Dolayısıyla esas sorun net sınırlamalar getirilmesinde. Ulaştırma Bakanlığı’nın aşırı sürat düzenlemesi (Limanlar Kanunu ve Denizde Can ve Mal Güvenliği Kanunu) bu çerçevede gözden geçirilse… Uluslararası örnekler izlenerek bir kural oluşturulsa… Bu kuralı yaygın bir şekilde takip edecek karasal denetim birimleri kurulsa…
Sorumsuz insanlar yüzme alanlarında, teknelerin arasında, kıyı tesislerinin önünde şuursuzca “ver gazı, ver gazı” yapabilirler mi?
Zor yaparlar…
DÜNYADA AŞIRI HIZ ÖNLEMLERİ
· Avustralya – bir deniz medeniyeti: Pek çok bölgede tekne sürati 4 ya da 7 deniz mili ile sınırlıdır. Örneğin 50 metre mesafede bir marina, rıhtım, iskele, demirleme alanı bulunuyorsa; motor gücüyle kullanılmayan bir deniz taşıtı ya da yüzen insan varsa otomatik olarak 4 DM sınırlaması devreye giriyor. ‘Personel watercraft’ diye bir kategori var. Tek kişilik sürat tekneleri, jet-skiler vb spor ağırlıklı süratli tekneler. Bunlar kıyı şeridinden 200 metre mesafeye kadar 4 DM sürat yapabilirler. Bu taşıtlar sabah 8 akşam 8 arası (gün ışığında) kullanılabilirler.
· Fransa: Her kent ve köyde değişir. Örneğin Cannes Körfezi’nde 10 DM; Villefranche sur Mer Koyu’nda 5 DM hız sınırı vardır. Milli parklarda 300 metrelik kıyı şeridinde 5 DM hız sınırı vardır. Tüm barınak, marina liman giriş çıkışlarında 300 metrelik alanda 5 DM hız sınırı vardır. Hız limiti ihlallerinde yerli ve uluslararası denizcilere 1 yıllık - 5 yıllık – süresiz lisans iptali idari önlemi ile 6 ay hapis cezası ve / veya 3750 euro adli para cezası uygulanır.
· Fransa 2: Doğal yaşamı koruma amacıyla da sürat sınırları konmuştur. Güçlü motorlar sualtında çok kuvvetli (yani doğal yaşamı olumsuz etkileyebilecek) bir girdap ve ses kirliliği oluştururlar. Milli parklarda genellikle kara şeridine (buna açıktaki kayalıklar da dahildir) 300 metre mesafeye kadar hız sınırı 5 DM’dir. Bazı bölgelerde 3 DM’ye inebilir. 300-900 metre bölgesinde de 12 DM’dir.
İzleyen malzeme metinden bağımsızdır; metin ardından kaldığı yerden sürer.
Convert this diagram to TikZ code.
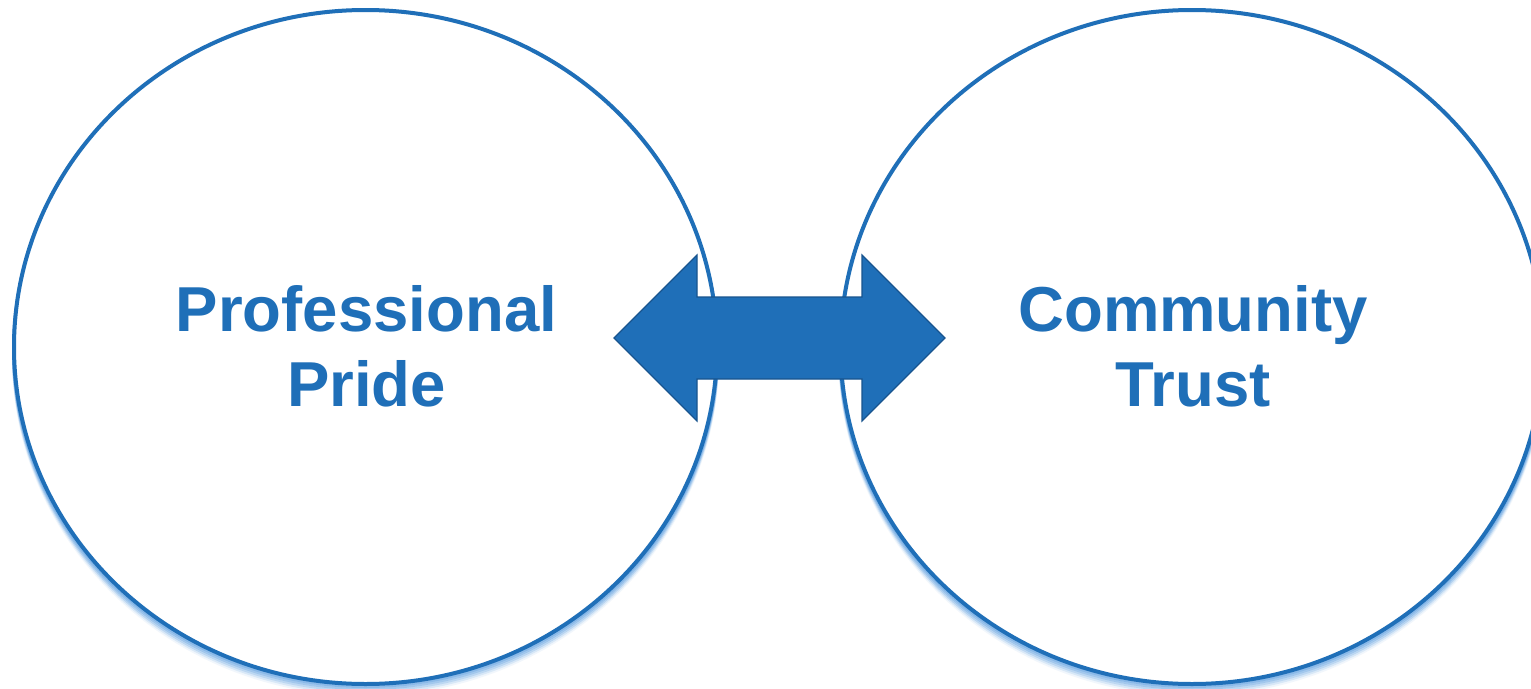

Bu kısıtlı bölgede motorlu su sporları yasaktır.
· İngiltere: Limanda hız sınırı genellikle 8 DM. Geçen yıl Plymouth Limanı’nda bir motoryatın sürati 40 DM olarak tespit ediliyor, ceza 4 bin İngiliz sterlini.
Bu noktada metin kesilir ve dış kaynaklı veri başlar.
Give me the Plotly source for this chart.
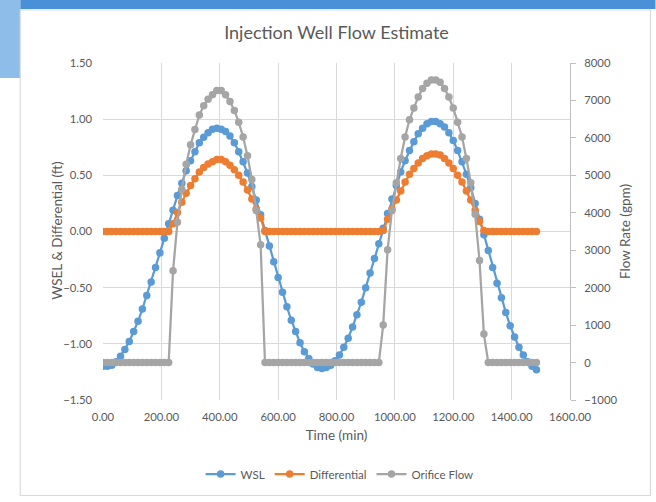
import plotly.graph_objects as go

# Time samples (min), one every 15 minutes
time_min = list(range(0, 1486, 15))

wsl = [
    -1.20, -1.20, -1.19, -1.16, -1.11, -1.05, -0.98, -0.89, -0.80, -0.69,
    -0.57, -0.45, -0.32, -0.19, -0.06, 0.07, 0.19, 0.32, 0.43, 0.54,
    0.63, 0.71, 0.79, 0.84, 0.88, 0.91, 0.92, 0.91, 0.89, 0.85,
    0.79, 0.71, 0.62, 0.52, 0.40, 0.28, 0.15, 0.01, -0.13, -0.27,
    -0.41, -0.54, -0.67, -0.79, -0.89, -0.99, -1.07, -1.13, -1.18, -1.21,
    -1.22, -1.21, -1.19, -1.15, -1.10, -1.03, -0.95, -0.85, -0.74, -0.63,
    -0.50, -0.37, -0.24, -0.11, 0.03, 0.16, 0.29, 0.41, 0.53, 0.63,
    0.72, 0.80, 0.87, 0.92, 0.96, 0.98, 0.98, 0.96, 0.93, 0.88,
    0.81, 0.72, 0.62, 0.51, 0.39, 0.25, 0.11, -0.03, -0.17, -0.32,
    -0.46, -0.59, -0.72, -0.84, -0.94, -1.03, -1.10, -1.16, -1.20, -1.23,
]

differential = [
    0, 0, 0, 0, 0, 0, 0, 0, 0, 0,
    0, 0, 0, 0, 0, 0, 0.07, 0.17, 0.26, 0.34,
    0.41, 0.47, 0.53, 0.57, 0.60, 0.62, 0.64, 0.64, 0.62, 0.59,
    0.55, 0.50, 0.44, 0.37, 0.29, 0.20, 0.12, 0, 0, 0,
    0, 0, 0, 0, 0, 0, 0, 0, 0, 0,
    0, 0, 0, 0, 0, 0, 0, 0, 0, 0,
    0, 0, 0, 0, 0.01, 0.11, 0.20, 0.28, 0.36, 0.44,
    0.51, 0.56, 0.61, 0.65, 0.675, 0.69, 0.69, 0.68, 0.65, 0.61,
    0.56, 0.50, 0.44, 0.36, 0.28, 0.19, 0.09, 0.01, 0, 0,
    0, 0, 0, 0, 0, 0, 0, 0, 0, 0,
]

orifice_flow = [
    0, 0, 0, 0, 0, 0, 0, 0, 0, 0,
    0, 0, 0, 0, 0, 0, 2450, 3744, 4630, 5294,
    5814, 6225, 6610, 6855, 7033, 7150, 7264, 7264, 7150, 6975,
    6734, 6420, 6023, 5523, 4890, 4061, 3145, 0, 0, 0,
    0, 0, 0, 0, 0, 0, 0, 0, 0, 0,
    0, 0, 0, 0, 0, 0, 0, 0, 0, 0,
    0, 0, 0, 0, 1000, 3011, 4061, 4805, 5448, 6023,
    6484, 6795, 7092, 7320, 7460, 7543, 7543, 7488, 7320, 7092,
    6795, 6420, 6023, 5448, 4805, 3958, 2724, 760, 0, 0,
    0, 0, 0, 0, 0, 0, 0, 0, 0, 0,
]

FONT = "Lato"
TXT = "#595959"
GRID = "#d9d9d9"

fig = go.Figure()
fig.add_trace(go.Scatter(x=time_min, y=wsl, name="WSL", mode="lines+markers",
                         line=dict(color="#5b9bd5", width=2.25),
                         marker=dict(color="#5b9bd5", size=7.5)))
fig.add_trace(go.Scatter(x=time_min, y=differential, name="Differential", mode="lines+markers",
                         line=dict(color="#ed7d31", width=2.25),
                         marker=dict(color="#ed7d31", size=7.5)))
fig.add_trace(go.Scatter(x=time_min, y=orifice_flow, name="Orifice Flow", mode="lines+markers",
                         yaxis="y2",
                         line=dict(color="#a5a5a5", width=2.25),
                         marker=dict(color="#a5a5a5", size=7.5)))

# plot area geometry (px)
L, R, T, B = 103.3, 570.5, 63, 400
W, H = 656, 502
pw, ph = R - L, B - T

def px(x):
    return (x - L) / pw

def py(y):
    return (B - y) / ph

shapes = [
    # top blue band
    dict(type="rect", xref="paper", yref="paper", x0=px(0), x1=px(W), y0=py(9), y1=py(0),
         fillcolor="#4a90d9", line=dict(width=0), layer="below"),
    # left light-blue strip
    dict(type="rect", xref="paper", yref="paper", x0=px(0), x1=px(21), y0=py(78), y1=py(0),
         fillcolor="#8dbde8", line=dict(width=0), layer="below"),
    # chart frame
    dict(type="rect", xref="paper", yref="paper", x0=px(20.5), x1=px(651), y0=py(495.5), y1=py(10),
         fillcolor="white", line=dict(color="#d9d9d9", width=1.2), layer="below"),
]

annotations = [
    dict(text="WSEL & Differential (ft)", xref="paper", yref="paper", x=px(57), y=py(231),
         xanchor="center", yanchor="middle", textangle=-90, showarrow=False,
         font=dict(family=FONT, size=13.5, color=TXT)),
]

fig.update_layout(
    width=W, height=H,
    margin=dict(l=L, r=W - R, t=T, b=H - B, pad=0),
    paper_bgcolor="white", plot_bgcolor="rgba(0,0,0,0)",
    font=dict(family=FONT, color=TXT, size=11),
    title=dict(text="Injection Well Flow Estimate", x=0.5, xref="paper", xanchor="center",
               y=1 - 33 / H, yref="container", yanchor="middle",
               font=dict(family=FONT, size=18, color=TXT)),
    shapes=shapes,
    annotations=annotations,
    showlegend=True,
    legend=dict(orientation="h", x=px(340), xanchor="center", y=py(474), yanchor="middle",
                font=dict(family=FONT, size=11.5, color=TXT), bgcolor="rgba(0,0,0,0)",
                itemwidth=30, tracegroupgap=0),
    xaxis=dict(range=[0, 1600], dtick=200, tick0=0, tickformat=".2f",
               showgrid=True, gridcolor=GRID, gridwidth=1, zeroline=False, showline=False,
               ticks="", ticklabelstandoff=9,
               title=dict(text="Time (min)", font=dict(size=13.5, color=TXT), standoff=8),
               tickfont=dict(size=11.3, color=TXT)),
    yaxis=dict(range=[-1.5, 1.5], dtick=0.5, tick0=0, tickformat=".2f",
               showgrid=True, gridcolor=GRID, gridwidth=1, zeroline=False, showline=False,
               ticks="", ticklabelstandoff=10,
               tickfont=dict(size=11.3, color=TXT)),
    yaxis2=dict(range=[-1000, 8000], dtick=1000, tick0=0, overlaying="y", side="right",
                showgrid=False, zeroline=False, showline=True, linecolor="#bfbfbf", linewidth=1,
                ticks="outside", ticklen=5, tickcolor="#bfbfbf", ticklabelstandoff=6,
                title=dict(text="Flow Rate (gpm)", font=dict(size=13.5, color=TXT), standoff=4),
                tickfont=dict(size=11.3, color=TXT)),
)

fig.write_html(
    "out.html",
    config={"displayModeBar": False},
    post_script=("document.body.style.margin='0';"
                 "document.body.style.overflow='hidden';"
                 "document.documentElement.style.overflow='hidden';"),
)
· İtalya: Roma yakınındaki kıyılarda teknelerin giriş çıkışına ayrılmış koridorlar dışında tekne trafiği yaz aylarında yasaktır. Bu koridorlar 250 metre açığa kadar çıkar ve bu alanda da yüzmek yasaktır. Garda veya Como Gölü’nde gündüzleri hız sınırı 27 DM, geceleri 5 DM’dir. Ama kıyıya 300 metre mesafeye spor tekneleri giremez. Diğer tüm tekneler de kıyıdan 150 metre açıkta kullanılabilir. Bu alanlara giriş çıkışlar rölanti hızıdır.
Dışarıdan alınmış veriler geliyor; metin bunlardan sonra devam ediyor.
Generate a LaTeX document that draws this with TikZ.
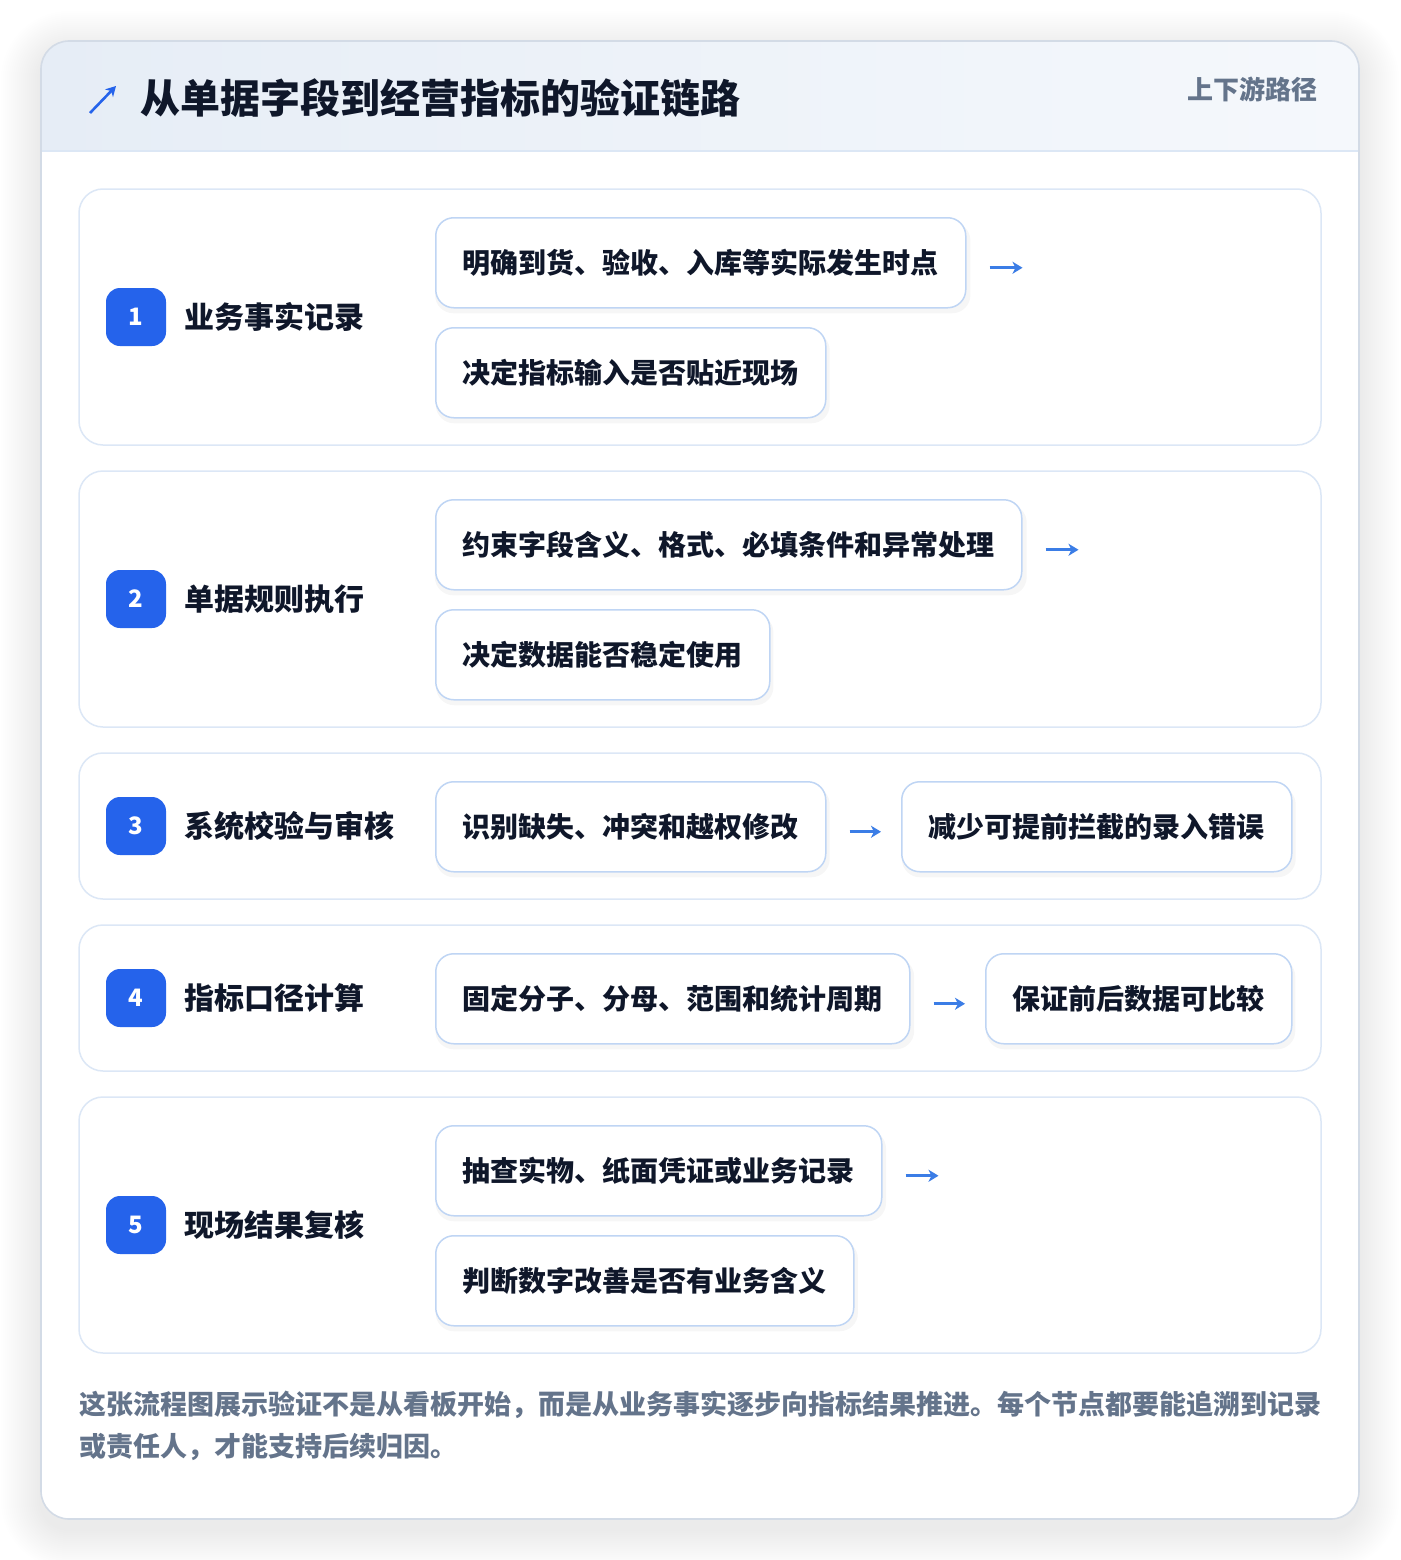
\documentclass[tikz,border=0pt]{standalone}
\usepackage{fontspec}
\setmainfont{Noto Sans CJK SC}
\usetikzlibrary{shadows,arrows.meta,calc}
\definecolor{cardborder}{HTML}{D3DBE6}
\definecolor{hdrL}{HTML}{E6EDF6}
\definecolor{hdrR}{HTML}{F5F8FC}
\definecolor{hdrline}{HTML}{DCE7F5}
\definecolor{secborder}{HTML}{DCE7F6}
\definecolor{itemborder}{HTML}{BFD5F4}
\definecolor{badgeblue}{HTML}{2563EB}
\definecolor{ink}{HTML}{0F172A}
\definecolor{muted}{HTML}{64748B}
\definecolor{arrowc}{HTML}{3B7DE6}
\tikzset{
  secbox/.style={draw=secborder, line width=1.5pt, fill=white, rounded corners=24pt},
  badgebox/.style={fill=badgeblue, rounded corners=14pt, minimum width=60pt, minimum height=58pt,
    inner sep=0pt, text=white, font=\fontsize{24}{24}\selectfont\bfseries},
  seclabel/.style={anchor=west, inner sep=0pt, text=ink, font=\fontsize{30}{36}\selectfont\bfseries},
  itembox/.style={draw=itemborder, line width=1.5pt, fill=white, rounded corners=18pt,
    minimum height=90pt, inner xsep=27pt, inner ysep=0pt, anchor=north west, text=ink,
    font=\fontsize{28}{34}\selectfont\bfseries,
    drop shadow={shadow xshift=2pt, shadow yshift=-5pt, opacity=0.035, fill=black, shadow scale=1.01}},
  flowarrow/.style={draw=arrowc, line width=2.6pt, -{Stealth[length=10pt,width=12pt,inset=3pt]}},
  foottext/.style={anchor=west, inner sep=0pt, text=muted, font=\fontsize{27}{42}\selectfont\bfseries},
}
\begin{document}
\begin{tikzpicture}[x=1pt,y=-1pt]
\useasboundingbox (0,0) rectangle (1400,1560);
\fill[white] (0,0) rectangle (1400,1560);
% card shadow
\foreach \i in {2,4,...,40}{
  \pgfmathsetmacro{\rr}{28+\i}
  \fill[black, opacity=0.0045, rounded corners=\rr pt] (41-\i,41-\i+10) rectangle (1359+\i,1519+\i+10);
}
% card
\fill[white, rounded corners=28pt] (41,41) rectangle (1359,1519);
\begin{scope}
  \clip[rounded corners=28pt] (41,41) rectangle (1359,1519);
  \shade[left color=hdrL, right color=hdrR] (41,41) rectangle (1359,151);
\end{scope}
\draw[hdrline, line width=1.5pt] (41,151) -- (1359,151);
\draw[cardborder, line width=1.6pt, rounded corners=28pt] (41,41) rectangle (1359,1519);
% title
\coordinate (ta) at (90,113);
\coordinate (tb) at (116,86);
\draw[draw=badgeblue, line width=2.6pt, -{Stealth[length=10pt,width=11pt,inset=3pt]}] (ta) -- (tb);
\node[anchor=west, inner sep=0pt, text=ink, font=\fontsize{40}{48}\selectfont\bfseries] (title) at (140,98) {从单据字段到经营指标的验证链路};
\node[anchor=east, inner sep=0pt, text=muted, font=\fontsize{26}{30}\selectfont\bfseries] (tag) at (1318,89) {上下游路径};

% sections
\draw[secbox] (79,189) rectangle (1321,445);
\draw[secbox] (79,471) rectangle (1321,727);
\draw[secbox] (79,753) rectangle (1321,899);
\draw[secbox] (79,925) rectangle (1321,1071);
\draw[secbox] (79,1097) rectangle (1321,1353);

% section 1
\node[badgebox] (n1) at (136,317) {1};
\node[seclabel] (l1) at (184,317) {业务事实记录};
\node[itembox] (b11) at (435,217) {明确到货、验收、入库等实际发生时点};
\node[itembox] (b12) at (435,327) {决定指标输入是否贴近现场};
\coordinate (a1s) at ($(b11.east)+(23,5)$);
\coordinate (a1e) at ($(b11.east)+(56,5)$);
\draw[flowarrow] (a1s) -- (a1e);

% section 2
\node[badgebox] (n2) at (136,599) {2};
\node[seclabel] (l2) at (184,599) {单据规则执行};
\node[itembox] (b21) at (435,499) {约束字段含义、格式、必填条件和异常处理};
\node[itembox] (b22) at (435,609) {决定数据能否稳定使用};
\coordinate (a2s) at ($(b21.east)+(23,5)$);
\coordinate (a2e) at ($(b21.east)+(56,5)$);
\draw[flowarrow] (a2s) -- (a2e);

% section 3
\node[badgebox] (n3) at (136,826) {3};
\node[seclabel] (l3) at (184,826) {系统校验与审核};
\node[itembox] (b31) at (435,781) {识别缺失、冲突和越权修改};
\node[itembox] (b32) at (901,781) {减少可提前拦截的录入错误};
\draw[flowarrow] ($(b31.east)+(23,5)$) -- ($(b32.west)+(-20,5)$);

% section 4
\node[badgebox] (n4) at (136,998) {4};
\node[seclabel] (l4) at (184,998) {指标口径计算};
\node[itembox] (b41) at (435,953) {固定分子、分母、范围和统计周期};
\node[itembox] (b42) at (985,953) {保证前后数据可比较};
\draw[flowarrow] ($(b41.east)+(23,5)$) -- ($(b42.west)+(-20,5)$);

% section 5
\node[badgebox] (n5) at (136,1225) {5};
\node[seclabel] (l5) at (184,1225) {现场结果复核};
\node[itembox] (b51) at (435,1125) {抽查实物、纸面凭证或业务记录};
\node[itembox] (b52) at (435,1235) {判断数字改善是否有业务含义};
\coordinate (a5s) at ($(b51.east)+(23,5)$);
\coordinate (a5e) at ($(b51.east)+(56,5)$);
\draw[flowarrow] (a5s) -- (a5e);

% footer
\node[foottext] (f1) at (79,1405) {这张流程图展示验证不是从看板开始，而是从业务事实逐步向指标结果推进。每个节点都要能追溯到记录};
\node[foottext] (f2) at (79,1447) {或责任人，才能支持后续归因。};
\end{tikzpicture}
\end{document}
· İspanya: Kıyıdan 250 metre açığa kadar tüm İspanya kıyılarında deniz taşıtları hız sınırı 5 DM’dir.
· Norveç: Kıyı şeridinde 100 metre mesafede tekneyi rölantide kullanabilirsiniz. Kıyıdan 100-500 mesafedeki alanda ise 5 DM hız sınırı vardır.